Now, months later, gun laws are still controversial, though that attack ended more lives decisively than this one seems to have, yet everyone agrees that bombs should be illegal. Sigh.
Meanwhile, 35 years ago today, my big sister Erika Karen Kupfersberger, came into this world.
Mom had her at home, with a midwife, instead of in a hospital. Though I wasn’t yet alive to witness, mom says she didn’t cry at all when she was born, but just looked around her in wonder, her pale eyes peering out from a face almost translucent. They thought at first that there was something wrong and nearly rushed her to the hospital, thinking she couldn’t breathe because of her general bluish hue. But as it turned out, she was just redheaded and somewhat seethrough like a gecko.

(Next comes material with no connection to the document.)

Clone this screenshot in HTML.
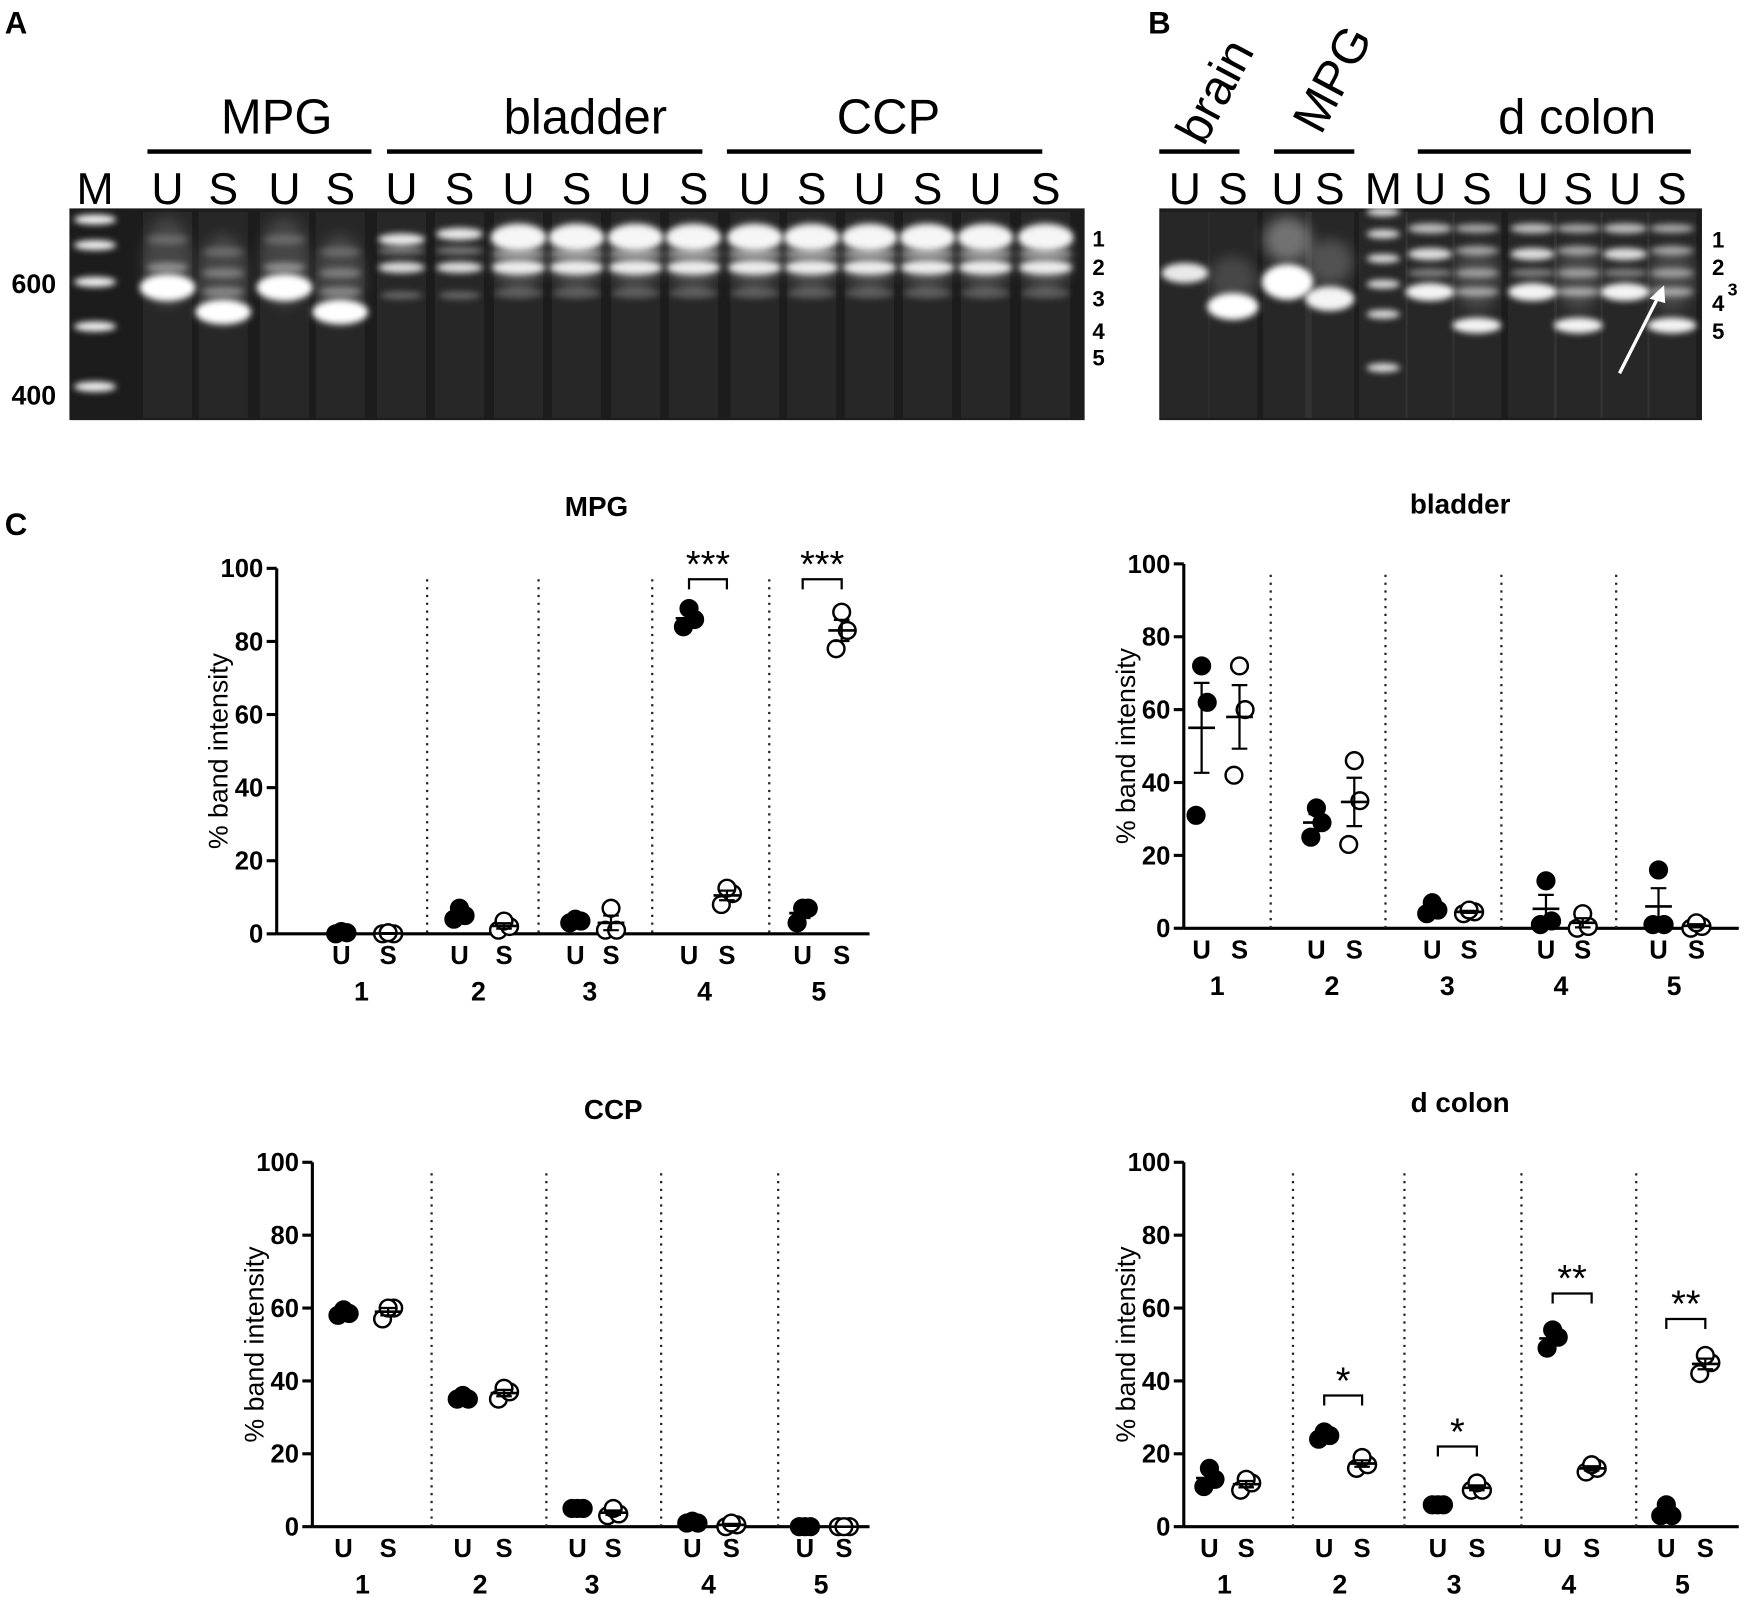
<!DOCTYPE html>
<html><head><meta charset="utf-8"><style>
html,body{margin:0;padding:0;background:#fff}
svg{display:block}
text{font-family:"Liberation Sans",Arial,sans-serif}
.b{font-weight:bold}
</style></head><body>
<svg id="fig" width="1748" height="1598" viewBox="0 0 1568 1434" xmlns="http://www.w3.org/2000/svg">
<defs>
<filter id="bl" x="-50%" y="-200%" width="200%" height="500%"><feGaussianBlur stdDeviation="2.8"/></filter>
<filter id="bl2" x="-50%" y="-200%" width="200%" height="500%"><feGaussianBlur stdDeviation="6"/></filter>
</defs>
<text x="4" y="30" font-size="28" class="b">A</text>
<text x="1030" y="30" font-size="28" class="b">B</text>
<text x="4" y="480" font-size="28" class="b">C</text>

<g id="gelA">
<rect x="62" y="187" width="911" height="190" fill="#1c1c1c"/>
</g>
<g id="gelB">
<rect x="1040" y="187" width="487" height="190" fill="#1c1c1c"/>
</g>
<g id="gelLabels" font-size="40">
<text x="248" y="120" text-anchor="middle" font-size="44">MPG</text>
<text x="525" y="120" text-anchor="middle" font-size="44">bladder</text>
<text x="797" y="120" text-anchor="middle" font-size="44">CCP</text>
<rect x="132" y="134" width="201" height="4" fill="#000"/>
<rect x="347" y="134" width="283" height="4" fill="#000"/>
<rect x="652" y="134" width="283" height="4" fill="#000"/>
<text x="1415" y="120" text-anchor="middle" font-size="44">d colon</text>
<text x="0" y="0" font-size="44" transform="translate(1080,132) rotate(-62)">brain</text>
<text x="0" y="0" font-size="44" transform="translate(1185,122) rotate(-62)">MPG</text>
<rect x="1040" y="134" width="72" height="4" fill="#000"/>
<rect x="1143" y="134" width="72" height="4" fill="#000"/>
<rect x="1272" y="134" width="245" height="4" fill="#000"/>
<text x="10" y="263" font-size="24" class="b">600</text>
<text x="10" y="363" font-size="24" class="b">400</text>
</g>
<g id="charts"></g>
</svg>
<script>
const NS='http://www.w3.org/2000/svg';
function mk(parent,tag,attrs,txt){const e=document.createElementNS(NS,tag);for(const k in attrs)e.setAttribute(k,attrs[k]);if(txt!==undefined)e.textContent=txt;parent.appendChild(e);return e;}

// ---------- gel lanes ----------
const gelALaneLetters=['M','U','S','U','S','U','S','U','S','U','S','U','S','U','S','U','S'];
const gelALaneX=[85,150,200,255,305,360,412,465,517,570,622,677,728,780,832,884,938];
const gelBLaneLetters=['U','S','U','S','M','U','S','U','S','U','S'];
const gelBLaneX=[1063,1106,1155,1193,1241,1283,1325,1375,1416,1458,1500];
const bandNumsA=['1','2','3','4','5'];
const bandNumsAY=[214,240,268,297,321];
const bandNumsB=['1','2','3','4','5'];
const bandNumsBY=[215,240,258,272,297];

const gA=document.getElementById('gelA'), gB=document.getElementById('gelB'), gl=document.getElementById('gelLabels');
gelALaneLetters.forEach((l,i)=>{const t=mk(gl,'text',{x:gelALaneX[i],y:183,'text-anchor':'middle','font-size':40},l);

});
gelBLaneLetters.forEach((l,i)=>{const t=mk(gl,'text',{x:gelBLaneX[i],y:183,'text-anchor':'middle','font-size':40},l);

});
bandNumsA.forEach((n,i)=>{const t=mk(gl,'text',{x:980,y:bandNumsAY[i]+7,'font-size':20,'class':'b'},n);

});
bandNumsB.forEach((n,i)=>{const t=mk(gl,'text',{x:i==2?1550:1536,y:bandNumsBY[i]+7,'font-size':i==2?16:20,'class':'b'},n);

});

function band(g,x,y,w,h,op,blur){const e=mk(g,'ellipse',{cx:x,cy:y,rx:w/2,ry:h/2,fill:'#fff',opacity:op,filter:blur?'url(#bl2)':'url(#bl)'});

}
function smear(g,x){const r=mk(g,'rect',{x:x-22,y:190,width:44,height:185,fill:'#fff',opacity:0.05});

}
gelALaneX.slice(1).forEach(x=>smear(gA,x));
gelBLaneX.forEach(x=>smear(gB,x));
// marker A
[197,220,253,293,347].forEach(y=>band(gA,85,y,38,9,0.95));
// MPG lanes
[150,255].forEach(x=>{band(gA,x,258,50,24,1);band(gA,x,240,38,9,0.4);band(gA,x,215,38,9,0.2);band(gA,x,235,44,80,0.14,1);});
[200,305].forEach(x=>{band(gA,x,280,50,22,1);band(gA,x,262,38,9,0.35);band(gA,x,245,38,9,0.3);band(gA,x,226,38,9,0.2);band(gA,x,250,44,80,0.14,1);});
// bladder/ccp
[360,412].forEach((x,i)=>{band(gA,x,i?210:215,42,11,0.9);band(gA,x,240,42,10,0.85);band(gA,x,225,42,8,0.35);band(gA,x,265,38,7,0.3);});
for(let i=7;i<17;i++){const x=gelALaneX[i];band(gA,x,213,50,24,0.95);band(gA,x,240,48,13,0.9);band(gA,x,228,48,8,0.45);band(gA,x,263,44,10,0.22);band(gA,x,230,48,60,0.18,1);}
// gel B
band(gB,1063,245,42,18,0.9);band(gB,1106,275,46,24,1);band(gB,1106,250,42,40,0.15,1);
band(gB,1155,253,46,32,1);band(gB,1155,215,42,40,0.35,1);band(gB,1193,268,44,22,0.95);band(gB,1193,235,42,40,0.2,1);
[190,210,232,255,282,330].forEach(y=>band(gB,1241,y,30,8,0.85));
[1283,1375,1458].forEach(x=>{band(gB,x,205,40,9,0.7);band(gB,x,228,40,11,0.85);band(gB,x,262,44,16,0.95);band(gB,x,245,40,8,0.4);});
[1325,1416,1500].forEach(x=>{band(gB,x,205,40,8,0.6);band(gB,x,225,40,8,0.55);band(gB,x,245,40,8,0.5);band(gB,x,262,40,8,0.55);band(gB,x,292,44,14,0.95);band(gB,x,250,40,60,0.15,1);});
const arr=mk(gB,'line',{x1:1453,y1:335,x2:1490,y2:262,stroke:'#fff','stroke-width':3});


const ah=mk(gB,'path',{d:'M1493,256 L1480,268 L1494,272 Z',fill:'#fff'});



// ---------- chart data ----------
const groupLabels=['1','2','3','4','5'];
const yTicks=[0,20,40,60,80,100];
const mpgU=[[0,0.3,0.6],[4,5,7],[3,3.5,4],[84,86,89],[3,7,7]];
const mpgS=[[0,0,0.3],[1,2,3.5],[1,1,7],[8,11,12.5],[78,83,88]];
const mpgSig=['','','','***','***'];
const bladderU=[[31,62,72],[25,29,33],[4,5,7],[1,2,13],[1,1,16]];
const bladderS=[[42,60,72],[23,35,46],[4,4.5,5],[0,0.5,4],[0,0.5,1.5]];
const bladderSig=['','','','',''];
const ccpU=[[58,58.5,59.5],[35,35,36],[5,5,5],[1,1,1.5],[0,0,0]];
const ccpS=[[57,60,60],[35,37,38],[3,3.5,5],[0,0.5,1],[0,0,0]];
const ccpSig=['','','','',''];
const dcolonU=[[11,13,16],[24,25,26],[6,6,6],[49,52,54],[3,3,6]];
const dcolonS=[[10,12,13],[16,17,19],[10,10,12],[15,16,17],[42,45,47]];
const dcolonSig=['','*','*','**','**'];

function chart(cfg){
  const g=mk(document.getElementById('charts'),'g',{});
  
  
  const y=v=>cfg.y0-(cfg.y0-cfg.y100)*v/100;
  const t=mk(g,'text',{x:cfg.tx,y:cfg.ty,'text-anchor':'middle','font-size':25,'class':'b'},cfg.title);
  
  
  const ax=mk(g,'line',{x1:cfg.ax,y1:y(100),x2:cfg.ax,y2:cfg.y0,stroke:'#000','stroke-width':2.8});
  
  
  const xa=mk(g,'line',{x1:cfg.ax,y1:cfg.y0,x2:cfg.xend,y2:cfg.y0,stroke:'#000','stroke-width':2.8});
  
  
  yTicks.forEach(v=>{
    const tk=mk(g,'line',{x1:cfg.ax-9,y1:y(v),x2:cfg.ax,y2:y(v),stroke:'#000','stroke-width':2.8});
    
    
    const tl=mk(g,'text',{x:cfg.ax-12,y:y(v)+8,'text-anchor':'end','font-size':23,'class':'b'},v);
    
    
  });
  const yt=mk(g,'text',{x:0,y:0,'text-anchor':'middle','font-size':24,transform:`translate(${cfg.ax-44},${y(50)}) rotate(-90)`},'% band intensity');
  
  
  cfg.dots.forEach(dx=>{
    const d=mk(g,'line',{x1:dx,y1:y(97),x2:dx,y2:cfg.y0,stroke:'#222','stroke-width':2,'stroke-dasharray':'2 5'});
    
    
  });
  groupLabels.forEach((lab,i)=>{
    const ux=cfg.ux[i], sx=cfg.sx[i];
    const u=mk(g,'text',{x:ux,y:cfg.y0+27,'text-anchor':'middle','font-size':23,'class':'b'},'U');
    
    
    const s=mk(g,'text',{x:sx,y:cfg.y0+27,'text-anchor':'middle','font-size':23,'class':'b'},'S');
    
    
    const n=mk(g,'text',{x:(ux+sx)/2-3,y:cfg.y0+60,'text-anchor':'middle','font-size':24,'class':'b'},lab);
    
    
    [[cfg.U[i],ux,'#000'],[cfg.S[i],sx,'none']].forEach(([vals,cx,fill])=>{
      const offs=[-5,5,0];
      vals.forEach((v,k)=>{
        const c=mk(g,'circle',{cx:cx+offs[k],cy:y(v),r:7.5,fill:fill==='none'?'#fff':fill,stroke:'#000','stroke-width':2.2});
        
        
      });
      const m=vals.reduce((a,b)=>a+b,0)/vals.length;
      const sd=Math.sqrt(vals.reduce((a,b)=>a+(b-m)*(b-m),0)/(vals.length-1));
      const se=sd/Math.sqrt(vals.length);
      const ml=mk(g,'line',{x1:cx-12,y1:y(m),x2:cx+12,y2:y(m),stroke:'#000','stroke-width':2.4});
      
      
      const el=mk(g,'path',{d:`M${cx},${y(m+se)}V${y(m-se)}M${cx-7},${y(m+se)}H${cx+7}M${cx-7},${y(m-se)}H${cx+7}`,stroke:'#000','stroke-width':2,fill:'none'});
      
      
    });
    if(cfg.sig[i]){
      const top=Math.max(...cfg.U[i],...cfg.S[i]);
      const by=y(Math.min(top+10,97));
      const br=mk(g,'path',{d:`M${ux},${by+9}V${by}H${sx}V${by+9}`,stroke:'#000','stroke-width':2,fill:'none'});
      
      
      const st=mk(g,'text',{x:(ux+sx)/2,y:by-2,'text-anchor':'middle','font-size':34},cfg.sig[i]);
      
      
    }
  });
}
chart({name:'mpg-chart',title:'MPG',tx:535,ty:463,ax:248,y0:838,y100:510,xend:780,
  ux:[306,412,516,618,720],sx:[348,452,548,652,755],dots:[383,483,585,690],U:mpgU,S:mpgS,sig:mpgSig});
chart({name:'bladder-chart',title:'bladder',tx:1310,ty:461,ax:1062,y0:833,y100:506,xend:1560,
  ux:[1078,1181,1285,1387,1488],sx:[1112,1215,1318,1420,1522],dots:[1140,1243,1347,1450],U:bladderU,S:bladderS,sig:bladderSig});
chart({name:'ccp-chart',title:'CCP',tx:550,ty:1004,ax:280,y0:1370,y100:1043,xend:780,
  ux:[308,415,518,621,722],sx:[348,452,550,656,757],dots:[387,490,593,698],U:ccpU,S:ccpS,sig:ccpSig});
chart({name:'d-colon-chart',title:'d colon',tx:1310,ty:998,ax:1062,y0:1370,y100:1043,xend:1560,
  ux:[1085,1188,1290,1393,1495],sx:[1118,1222,1325,1428,1530],dots:[1160,1260,1365,1468],U:dcolonU,S:dcolonS,sig:dcolonSig});
</script>
</body></html>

By the time I came to know her, she was just a little purple around the eyelids, but no longer transparent. She had an innate sneakiness and curiosity, without the influence of which I would most certainly be a far less adventurous individual. She taught me how to be curious, introduced me to books that broadened my world and shared her love of old movies. I never got as passionate about “Little Women” or “Gone With the Wind” as she did, but I loved Philip Jose Farmer and Douglas Adams.
She grew into a tall and elegant woman, striking, slender, independent, compassionate. She pursued what she wanted with a single-minded passion and managed to live a life full of travel and fun, to boot.
I’m so sad to be without her, but happy to have her memory. Happy Birthday, Eekaleek. You are always in my heart.